■ **Supplied information**:
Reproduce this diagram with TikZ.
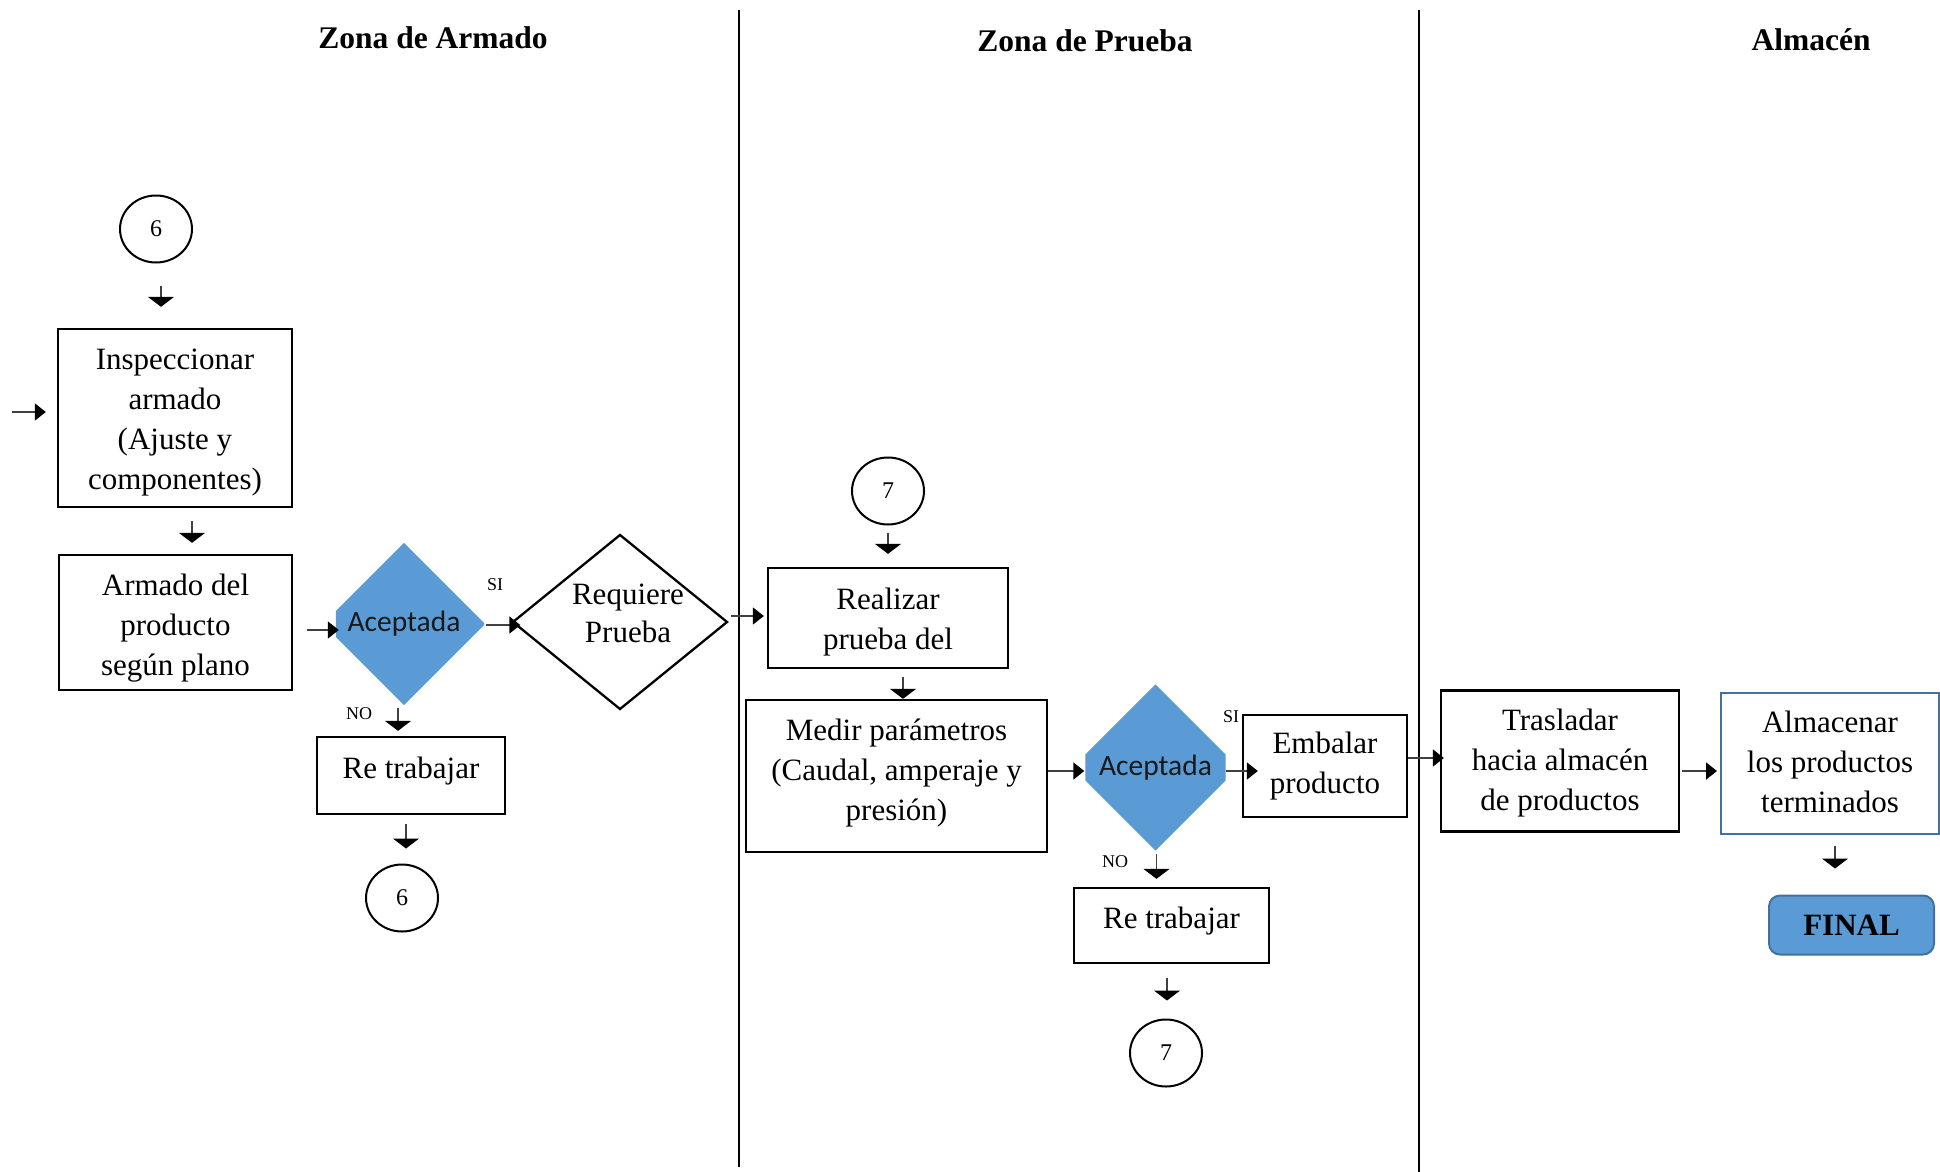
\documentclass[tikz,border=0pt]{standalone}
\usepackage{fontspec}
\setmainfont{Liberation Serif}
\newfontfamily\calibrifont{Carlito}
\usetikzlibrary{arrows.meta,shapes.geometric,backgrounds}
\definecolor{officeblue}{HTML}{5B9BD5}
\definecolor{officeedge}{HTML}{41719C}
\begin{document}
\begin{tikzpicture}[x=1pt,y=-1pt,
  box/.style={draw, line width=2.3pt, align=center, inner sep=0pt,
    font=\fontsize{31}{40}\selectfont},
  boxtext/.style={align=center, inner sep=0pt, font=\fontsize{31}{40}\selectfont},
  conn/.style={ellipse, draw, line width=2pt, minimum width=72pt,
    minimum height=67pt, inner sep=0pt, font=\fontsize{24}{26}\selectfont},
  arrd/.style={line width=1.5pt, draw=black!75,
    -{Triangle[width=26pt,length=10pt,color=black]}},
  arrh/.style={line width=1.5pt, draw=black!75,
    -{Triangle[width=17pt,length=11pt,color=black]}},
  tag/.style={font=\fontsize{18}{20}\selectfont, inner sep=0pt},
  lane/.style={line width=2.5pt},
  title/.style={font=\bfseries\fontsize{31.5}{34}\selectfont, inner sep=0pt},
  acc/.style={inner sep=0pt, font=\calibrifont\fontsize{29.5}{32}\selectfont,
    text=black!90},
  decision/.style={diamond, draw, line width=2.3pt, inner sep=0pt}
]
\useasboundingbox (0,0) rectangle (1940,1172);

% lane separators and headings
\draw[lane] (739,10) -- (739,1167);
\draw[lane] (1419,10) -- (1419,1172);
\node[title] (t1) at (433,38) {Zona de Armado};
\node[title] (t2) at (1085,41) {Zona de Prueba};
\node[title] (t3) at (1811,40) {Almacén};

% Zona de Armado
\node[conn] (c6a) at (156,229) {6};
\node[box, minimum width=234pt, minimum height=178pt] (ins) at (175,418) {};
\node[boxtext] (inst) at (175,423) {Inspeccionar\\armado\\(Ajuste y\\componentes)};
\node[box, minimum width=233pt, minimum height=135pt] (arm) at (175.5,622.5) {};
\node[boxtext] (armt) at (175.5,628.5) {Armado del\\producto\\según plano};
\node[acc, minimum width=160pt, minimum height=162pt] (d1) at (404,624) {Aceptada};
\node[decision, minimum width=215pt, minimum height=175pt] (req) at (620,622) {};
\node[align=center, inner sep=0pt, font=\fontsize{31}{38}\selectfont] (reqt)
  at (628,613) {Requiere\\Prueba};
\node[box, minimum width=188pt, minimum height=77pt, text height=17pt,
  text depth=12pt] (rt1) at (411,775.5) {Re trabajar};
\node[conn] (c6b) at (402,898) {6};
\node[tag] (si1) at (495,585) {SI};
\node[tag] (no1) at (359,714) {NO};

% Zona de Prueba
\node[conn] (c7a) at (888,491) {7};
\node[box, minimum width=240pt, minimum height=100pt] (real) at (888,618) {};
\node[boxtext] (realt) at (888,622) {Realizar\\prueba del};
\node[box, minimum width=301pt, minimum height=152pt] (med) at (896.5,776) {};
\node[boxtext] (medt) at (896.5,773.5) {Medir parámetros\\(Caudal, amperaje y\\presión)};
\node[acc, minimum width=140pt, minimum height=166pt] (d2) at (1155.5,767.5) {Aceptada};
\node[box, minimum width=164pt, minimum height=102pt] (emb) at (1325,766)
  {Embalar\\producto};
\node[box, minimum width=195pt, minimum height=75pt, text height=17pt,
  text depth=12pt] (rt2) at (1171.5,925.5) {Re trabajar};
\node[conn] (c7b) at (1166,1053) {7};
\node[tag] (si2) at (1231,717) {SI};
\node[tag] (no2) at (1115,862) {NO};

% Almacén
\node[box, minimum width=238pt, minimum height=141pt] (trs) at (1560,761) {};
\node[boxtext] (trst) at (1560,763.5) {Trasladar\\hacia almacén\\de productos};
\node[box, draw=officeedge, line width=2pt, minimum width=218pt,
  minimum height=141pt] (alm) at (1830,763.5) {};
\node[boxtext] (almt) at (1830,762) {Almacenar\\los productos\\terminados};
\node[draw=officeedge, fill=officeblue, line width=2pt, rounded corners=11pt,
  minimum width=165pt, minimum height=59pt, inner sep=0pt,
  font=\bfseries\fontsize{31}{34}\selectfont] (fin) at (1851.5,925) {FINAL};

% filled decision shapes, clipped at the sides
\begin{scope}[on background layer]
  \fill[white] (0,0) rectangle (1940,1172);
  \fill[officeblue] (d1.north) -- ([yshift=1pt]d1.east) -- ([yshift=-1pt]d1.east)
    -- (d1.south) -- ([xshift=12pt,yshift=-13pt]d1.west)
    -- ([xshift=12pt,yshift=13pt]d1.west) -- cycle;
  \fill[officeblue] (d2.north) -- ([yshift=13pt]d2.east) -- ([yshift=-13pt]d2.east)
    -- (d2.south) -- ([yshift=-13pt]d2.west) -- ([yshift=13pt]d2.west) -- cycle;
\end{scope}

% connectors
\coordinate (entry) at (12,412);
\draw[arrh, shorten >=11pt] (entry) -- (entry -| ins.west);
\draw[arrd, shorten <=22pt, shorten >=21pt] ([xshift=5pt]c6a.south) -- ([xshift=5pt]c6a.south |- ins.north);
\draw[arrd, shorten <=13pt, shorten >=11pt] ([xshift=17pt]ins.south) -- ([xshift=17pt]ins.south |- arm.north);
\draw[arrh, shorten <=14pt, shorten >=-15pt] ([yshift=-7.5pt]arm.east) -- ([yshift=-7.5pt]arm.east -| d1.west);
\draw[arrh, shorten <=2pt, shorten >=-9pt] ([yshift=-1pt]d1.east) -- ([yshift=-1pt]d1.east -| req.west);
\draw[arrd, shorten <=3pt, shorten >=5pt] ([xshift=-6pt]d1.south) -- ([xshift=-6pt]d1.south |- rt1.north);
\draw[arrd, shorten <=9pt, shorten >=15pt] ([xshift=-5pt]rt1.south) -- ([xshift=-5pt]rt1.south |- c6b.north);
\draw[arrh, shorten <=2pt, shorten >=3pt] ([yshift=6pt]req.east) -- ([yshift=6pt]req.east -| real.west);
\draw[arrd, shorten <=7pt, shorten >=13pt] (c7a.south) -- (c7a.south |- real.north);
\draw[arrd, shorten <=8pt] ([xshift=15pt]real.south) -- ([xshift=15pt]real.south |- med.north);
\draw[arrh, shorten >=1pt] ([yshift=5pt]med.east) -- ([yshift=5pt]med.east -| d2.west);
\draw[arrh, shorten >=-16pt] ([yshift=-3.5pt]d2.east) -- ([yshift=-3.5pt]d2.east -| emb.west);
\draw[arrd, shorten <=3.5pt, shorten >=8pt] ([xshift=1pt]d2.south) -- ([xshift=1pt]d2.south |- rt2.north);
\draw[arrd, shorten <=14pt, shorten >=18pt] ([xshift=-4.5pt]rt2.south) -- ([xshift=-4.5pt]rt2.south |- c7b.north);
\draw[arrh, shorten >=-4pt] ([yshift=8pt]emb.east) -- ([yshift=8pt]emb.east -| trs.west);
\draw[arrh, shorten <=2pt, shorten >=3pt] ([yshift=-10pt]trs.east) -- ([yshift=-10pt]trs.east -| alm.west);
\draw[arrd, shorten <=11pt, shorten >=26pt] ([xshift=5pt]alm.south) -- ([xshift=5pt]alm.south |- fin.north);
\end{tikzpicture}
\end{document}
---
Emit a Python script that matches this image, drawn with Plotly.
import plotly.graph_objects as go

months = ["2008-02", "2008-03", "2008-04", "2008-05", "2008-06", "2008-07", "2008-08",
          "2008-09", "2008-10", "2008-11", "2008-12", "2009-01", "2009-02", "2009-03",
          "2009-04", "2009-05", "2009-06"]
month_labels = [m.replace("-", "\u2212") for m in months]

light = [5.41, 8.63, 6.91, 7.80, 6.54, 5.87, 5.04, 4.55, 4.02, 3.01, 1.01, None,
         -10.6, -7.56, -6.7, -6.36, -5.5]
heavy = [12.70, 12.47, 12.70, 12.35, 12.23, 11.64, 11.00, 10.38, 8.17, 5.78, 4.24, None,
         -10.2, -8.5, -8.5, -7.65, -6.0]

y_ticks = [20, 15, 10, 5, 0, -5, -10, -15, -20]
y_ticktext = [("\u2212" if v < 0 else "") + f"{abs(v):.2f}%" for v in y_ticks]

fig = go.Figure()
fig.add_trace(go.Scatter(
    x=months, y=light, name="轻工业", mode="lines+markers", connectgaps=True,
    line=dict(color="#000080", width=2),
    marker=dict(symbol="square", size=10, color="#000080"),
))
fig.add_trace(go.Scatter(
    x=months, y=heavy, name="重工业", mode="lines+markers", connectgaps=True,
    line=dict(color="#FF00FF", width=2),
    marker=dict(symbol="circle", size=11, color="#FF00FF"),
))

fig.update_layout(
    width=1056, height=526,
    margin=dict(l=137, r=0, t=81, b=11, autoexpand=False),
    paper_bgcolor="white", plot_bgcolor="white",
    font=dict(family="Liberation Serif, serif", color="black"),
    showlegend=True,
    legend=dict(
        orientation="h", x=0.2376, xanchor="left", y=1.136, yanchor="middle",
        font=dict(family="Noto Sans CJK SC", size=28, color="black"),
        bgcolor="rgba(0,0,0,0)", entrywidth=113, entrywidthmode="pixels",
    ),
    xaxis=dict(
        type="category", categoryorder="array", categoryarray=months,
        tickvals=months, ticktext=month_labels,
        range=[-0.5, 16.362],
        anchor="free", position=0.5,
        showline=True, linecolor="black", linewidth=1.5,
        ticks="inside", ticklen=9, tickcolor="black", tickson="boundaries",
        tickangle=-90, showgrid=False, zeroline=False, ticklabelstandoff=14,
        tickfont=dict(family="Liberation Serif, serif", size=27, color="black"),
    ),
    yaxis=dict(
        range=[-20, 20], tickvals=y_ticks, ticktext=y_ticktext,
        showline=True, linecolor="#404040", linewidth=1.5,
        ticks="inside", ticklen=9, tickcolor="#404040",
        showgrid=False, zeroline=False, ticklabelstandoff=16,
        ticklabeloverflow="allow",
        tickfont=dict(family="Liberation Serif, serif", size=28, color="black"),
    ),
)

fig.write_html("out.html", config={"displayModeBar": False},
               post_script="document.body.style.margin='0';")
* * *
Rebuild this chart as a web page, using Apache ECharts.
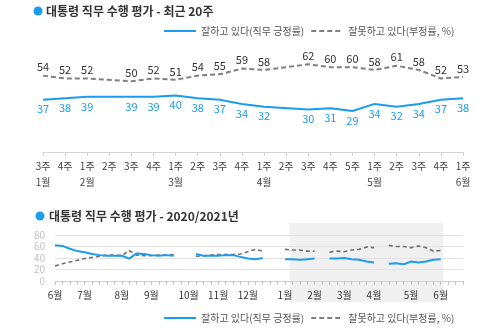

■ **Exercise prompt**: Without any pictures, set down the lines from the one holding "Reproduce this diagram with TikZ." through the one holding "(t3) at (1811,40)".

■ **Finished answer**:
Reproduce this diagram with TikZ.
\documentclass[tikz,border=0pt]{standalone}
\usepackage{fontspec}
\setmainfont{Liberation Serif}
\newfontfamily\calibrifont{Carlito}
\usetikzlibrary{arrows.meta,shapes.geometric,backgrounds}
\definecolor{officeblue}{HTML}{5B9BD5}
\definecolor{officeedge}{HTML}{41719C}
\begin{document}
\begin{tikzpicture}[x=1pt,y=-1pt,
  box/.style={draw, line width=2.3pt, align=center, inner sep=0pt,
    font=\fontsize{31}{40}\selectfont},
  boxtext/.style={align=center, inner sep=0pt, font=\fontsize{31}{40}\selectfont},
  conn/.style={ellipse, draw, line width=2pt, minimum width=72pt,
    minimum height=67pt, inner sep=0pt, font=\fontsize{24}{26}\selectfont},
  arrd/.style={line width=1.5pt, draw=black!75,
    -{Triangle[width=26pt,length=10pt,color=black]}},
  arrh/.style={line width=1.5pt, draw=black!75,
    -{Triangle[width=17pt,length=11pt,color=black]}},
  tag/.style={font=\fontsize{18}{20}\selectfont, inner sep=0pt},
  lane/.style={line width=2.5pt},
  title/.style={font=\bfseries\fontsize{31.5}{34}\selectfont, inner sep=0pt},
  acc/.style={inner sep=0pt, font=\calibrifont\fontsize{29.5}{32}\selectfont,
    text=black!90},
  decision/.style={diamond, draw, line width=2.3pt, inner sep=0pt}
]
\useasboundingbox (0,0) rectangle (1940,1172);

% lane separators and headings
\draw[lane] (739,10) -- (739,1167);
\draw[lane] (1419,10) -- (1419,1172);
\node[title] (t1) at (433,38) {Zona de Armado};
\node[title] (t2) at (1085,41) {Zona de Prueba};
\node[title] (t3) at (1811,40) {Almacén};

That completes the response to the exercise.